The management fee to be paid by each ACO to the MSO for its services under the MSA is equal to the amount of liabilities incurred by such ACO in connection with its participation in any accountable care organization governmental program assumed and satisfied by the MSO during the term of the MSA plus a margin on such assumed liabilities. Beginning in 2026 and for each year thereafter, the MSO will also be entitled to receive from each ACO a portion of each ACO’s net shared savings as determined under the MSA. P3 LLC is obligated to fund any working capital needs to the extent operating expenses exceed gross revenue and to assume any obligations related to CPC ACO’s contracts with CMS and CMMI. The MSA may be terminated after three years without cause.
Distributions from the MSO of available net cash flow and upon liquidation will be in accordance with the members’ respective percentage interests, with P3 ACO holding an 80% membership interest and CPC ACO holding a 20% membership interest. P3 also controls the board of the MSO. The Company determined that the MSO is a VIE. The Company has the right to direct the most significant activities of the MSO through its control of the MSO Board; accordingly, P3 LLC identifies itself as the primary beneficiary of the MSO. CPC ACO’s ownership interest in the MSO represents a redeemable non-controlling interest which participates only in the profit of the MSO and distributions of any net assets upon liquidation, because of the Company’s obligation to fund losses and assume specific obligations. The non-controlling interest was measured at its fair value upon the formation date.

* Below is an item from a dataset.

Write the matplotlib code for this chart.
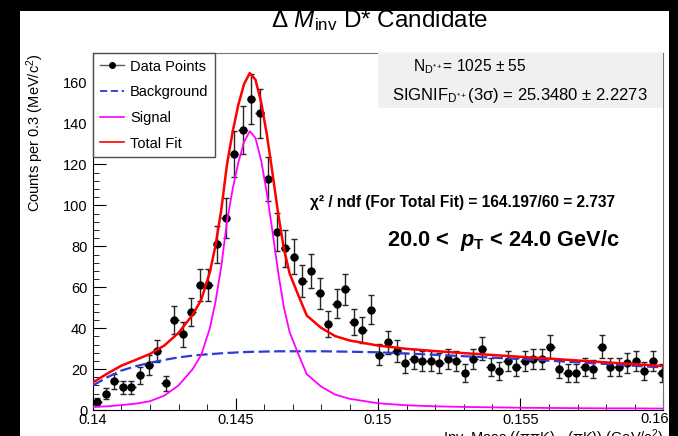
import numpy as np
import matplotlib
matplotlib.use("Agg")
import matplotlib.pyplot as plt
from matplotlib.lines import Line2D
from matplotlib.patches import Rectangle
from matplotlib.ticker import MultipleLocator, FuncFormatter

plt.rcParams['font.family'] = ['Liberation Sans', 'DejaVu Sans']
plt.rcParams['mathtext.fontset'] = 'custom'
plt.rcParams['mathtext.rm'] = 'Liberation Sans'
plt.rcParams['mathtext.it'] = 'Liberation Sans:italic'
plt.rcParams['mathtext.bf'] = 'Liberation Sans:bold'
plt.rcParams['mathtext.bfit'] = 'Liberation Sans:bold:italic'

# histogram binning (GeV/c^2)
bin_lo = 0.14
bin_width = 0.0003

# counts per bin
counts = [4, 8, 14, 11, 11, 17, 22, 29, 13, 44,
          37, 48, 61, 61, 81, 94, 125, 137, 152, 145,
          113, 87, 79, 75, 63, 68, 57, 42, 52, 59,
          43, 39, 49, 27, 33, 29, 23, 25, 24, 24,
          23, 25, 24, 18, 25, 30, 21, 19, 24, 21,
          24, 25, 25, 31, 20, 18, 18, 21, 20, 31,
          21, 21, 23, 24, 19, 24, 18]

# fit curves
curve_mass = [0.1400, 0.1405, 0.1410, 0.1415, 0.1420, 0.1425, 0.1430, 0.1435,
              0.1438, 0.1441, 0.1443, 0.1445, 0.1447, 0.1449, 0.1451, 0.1453,
              0.1455, 0.1457, 0.1459, 0.1461, 0.1463, 0.1465, 0.1467, 0.1469,
              0.1472, 0.1475, 0.1480, 0.1485, 0.1490, 0.1500, 0.1510, 0.1520,
              0.1530, 0.1540, 0.1550, 0.1560, 0.1570, 0.1580, 0.1590, 0.1600]
signal = [1.5, 1.8, 2.4, 3.1, 4.3, 7.0, 12.0, 20.0,
          27.0, 40.0, 53.0, 70.0, 92.0, 108.0, 121.0, 131.0,
          136.3, 133.0, 122.0, 106.0, 87.0, 67.0, 50.0, 38.0,
          27.5, 17.5, 11.5, 7.5, 5.5, 3.3, 2.3, 1.8,
          1.5, 1.3, 1.1, 1.0, 0.9, 0.8, 0.8, 0.7]
background = [12.0, 16.0, 19.3, 21.4, 23.1, 24.5, 25.7, 26.6,
              27.0, 27.3, 27.5, 27.7, 27.9, 28.0, 28.2, 28.3,
              28.4, 28.5, 28.5, 28.6, 28.6, 28.7, 28.7, 28.7,
              28.7, 28.7, 28.7, 28.6, 28.5, 28.2, 27.6, 27.0,
              26.3, 25.6, 24.9, 24.1, 23.3, 22.5, 21.6, 20.8]

legend_labels = ["Data Points", "Background", "Signal", "Total Fit"]

counts = np.array(counts, dtype=float)
centres = bin_lo + bin_width * (np.arange(len(counts)) + 0.5)
errors = np.sqrt(counts)  # poisson errors, as drawn by ROOT
total = np.array(signal) + np.array(background)

W, H = 678, 436
fig = plt.figure(figsize=(W / 100, H / 100), dpi=100, facecolor='black')
# white canvas inside the black border
fig.patches.append(Rectangle((20 / W, 0), (669 - 20) / W, (H - 11) / H,
                             transform=fig.transFigure, facecolor='white',
                             edgecolor='none', zorder=-1))

ax = fig.add_axes([93 / W, 26 / H, 570 / W, 357 / H])

ax.errorbar(centres, counts, yerr=errors, fmt='none', ecolor='0.15',
            elinewidth=1, capsize=2, capthick=1, zorder=2)
ax.errorbar(centres, counts, xerr=bin_width / 2, fmt='o', color='black',
            ms=5, elinewidth=1, capsize=0, zorder=2)

blue = '#2b3bd6'
ax.plot(curve_mass, background, color=blue, lw=1.6, dashes=(5, 2), zorder=3)
ax.plot(curve_mass, signal, color='#ff00ff', lw=1.3, zorder=3)
ax.plot(curve_mass, total, color='#ff0000', lw=1.8, zorder=4)

ax.set_xlim(0.14, 0.16)
ax.set_ylim(0, 174.5)
ax.xaxis.set_major_locator(MultipleLocator(0.005))
ax.xaxis.set_minor_locator(MultipleLocator(0.001))
ax.yaxis.set_major_locator(MultipleLocator(20))
ax.yaxis.set_minor_locator(MultipleLocator(4))
# last label is drawn separately, pulled inside the canvas like ROOT does
ax.xaxis.set_major_formatter(FuncFormatter(lambda v, p: "" if v > 0.1599 else f"{v:g}"))
ax.annotate("0.16", xy=(0.16, 0), xycoords=('data', 'axes fraction'),
            xytext=(-8, -2), textcoords='offset pixels', ha='center', va='top',
            fontsize=10.5, annotation_clip=False)
ax.tick_params(which='both', direction='in', top=False, right=False,
               labelsize=10.5)
ax.tick_params(which='major', length=9)
ax.tick_params(which='minor', length=4.5)
ax.tick_params(axis='x', pad=2)
ax.tick_params(axis='y', pad=4)
for side in ['top', 'right']:
    ax.spines[side].set_color('0.45')

handles = [
    Line2D([], [], color='0.35', lw=1, marker='o', ms=4, mfc='black', mec='black'),
    Line2D([], [], color=blue, lw=1.3, dashes=(4, 2)),
    Line2D([], [], color='#ff00ff', lw=1.2),
    Line2D([], [], color='#ff0000', lw=1.2),
]
leg = ax.legend(handles, legend_labels, loc='upper left', bbox_to_anchor=(0, 1),
                borderaxespad=0, fontsize=10.5, fancybox=False, framealpha=1,
                edgecolor='0.3', handlelength=1.7, handletextpad=0.4,
                labelspacing=0.8, borderpad=0.45)
leg.get_frame().set_linewidth(1)

# stats box
ax.add_patch(Rectangle((0.5, 0.846), 0.5, 0.154, transform=ax.transAxes,
                       facecolor='#f0f0f0', edgecolor='none', zorder=5))
ax.text(0.561, 0.963, r'N$_{\mathrm{D}^{*+}}$= 1025 ± 55', transform=ax.transAxes,
        ha='left', va='center', fontsize=11.2, zorder=6)
ax.text(0.525, 0.880, r'SIGNIF$_{\mathrm{D}^{*+}}$(3σ) = 25.3480 ± 2.2273',
        transform=ax.transAxes, ha='left', va='center', fontsize=12, zorder=6)

ax.text(0.381, 0.580, 'χ² / ndf (For Total Fit) = 164.197/60 = 2.737',
        transform=ax.transAxes, ha='left', va='center', fontsize=11.2,
        fontweight='bold')
ax.text(0.516, 0.476, r'20.0 <  $\mathbfit{p}_{\mathbf{T}}$ < 24.0 GeV/c',
        transform=ax.transAxes, ha='left', va='center', fontsize=15.7,
        fontweight='bold')

fig.text(380 / W, 1 - 21 / H, r'Δ $M_{\mathrm{inv}}$ D* Candidate',
         ha='center', va='center', fontsize=17.5)
fig.text(35 / W, 1 - 53 / H, r'Counts per 0.3 (MeV/c$^{2}$)', rotation=90,
         ha='center', va='top', fontsize=10.5)
fig.text(663 / W, 1 - 427 / H, r'Inv. Mass ((ππK) - (πK)) (GeV/c$^{2}$)',
         ha='right', va='top', fontsize=10.5)

fig.savefig('out.png', dpi=100, facecolor=fig.get_facecolor())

Following the three-year anniversary of the MSO’s formation, or upon termination of the MSA for cause, P3 ACO has the right to cause the MSO to redeem CPC ACO’s membership interests in the MSO. If P3 ACO does not exercise its redemption right within 90 days following the date such right is exercisable, CPC ACO has the right to cause the MSO to redeem its membership interests in the MSO.
As of December 31, 2025, the carrying value of variable interest assets and liabilities of the MSO were $6.1 million and $5.1 million, respectively. The Company also determined that upon the effective date of the MSA on January 1, 2026, the Company will become the primary beneficiary of and control CPC ACO pursuant to the MSA contract. The Company is still obtaining the information required to determine the fair values of the assets, liabilities, and non-controlling interests of CPC ACO.